Part 4- English language reading provision for EAL Students who are not literate in their first language

Choosing the right text

This session clearly shows us that stories which are created by the students themselves are effective to teach reading because students relate to them and make sense of what they read.  

Malik has been attending to the Ruth Miskin literacy group in school for 3 months. However, this did not help him a lot because it purely aims to teach reading from phonetics and words without a context. (A sample to this program attached)  This program is effective for native English speakers; however it does not seem to work with EAL students because those students do not have the same educational and cultural background; therefore they find very difficult to predict the words unless they are in a context which makes sense to their knowledge of world.

If we would like Malik to become an independent reader, we have to find other strategies and teach him how to use those strategies independently to read better.

Learner-readers tend to have difficulties with texts whose language is particularly remote from what they usually either speak or hear. There are certain items of language of low occurrence in spoken English and non-occurring in many E2L learners’ speech which appear to cause particular difficulty.

Malik has been attending once a week to Lewisham-Greenwich Young People’s Theatre ‘Voices’ Project created for EAL Students since mid- April. It aims to teach English through drama. It is helping him to express himself which also gives the opportunity to reflect on events. I registered him to this program to help with his language development. In addition, he shares his worries with the other children who had similar experiences.

He also goes to a community school in Deptford for two hours every Sunday morning.

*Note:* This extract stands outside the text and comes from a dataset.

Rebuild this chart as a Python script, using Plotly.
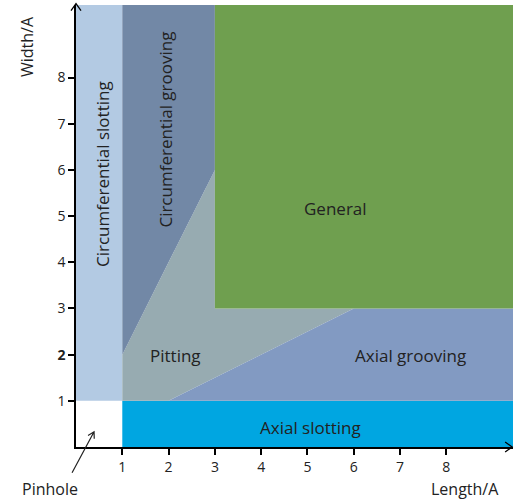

Refugee children have specific language needs – most newly-arrived asylum – seeking children enter the school system speaking little or no English. Particular attention should be given to supporting language learning for children whose prior education has been interrupted. As literacy is such as the Literacy Hour in England should be accessible to children for whom English is an additional language. Refugee children also need to maintain and develop their own language. There is now clear evidence that children who continue to study in their first language perform better in school than those who are not able to develop their first language.

Malik has improved his speaking rapidly because he already speaks two languages. However, he has never learnt reading or writing in those languages. Therefore, he attends to guided reading sessions that I run once a week in school. The texts I choose for these sessions are the stories of different genres such as; folk tales, adventure and mystery stories.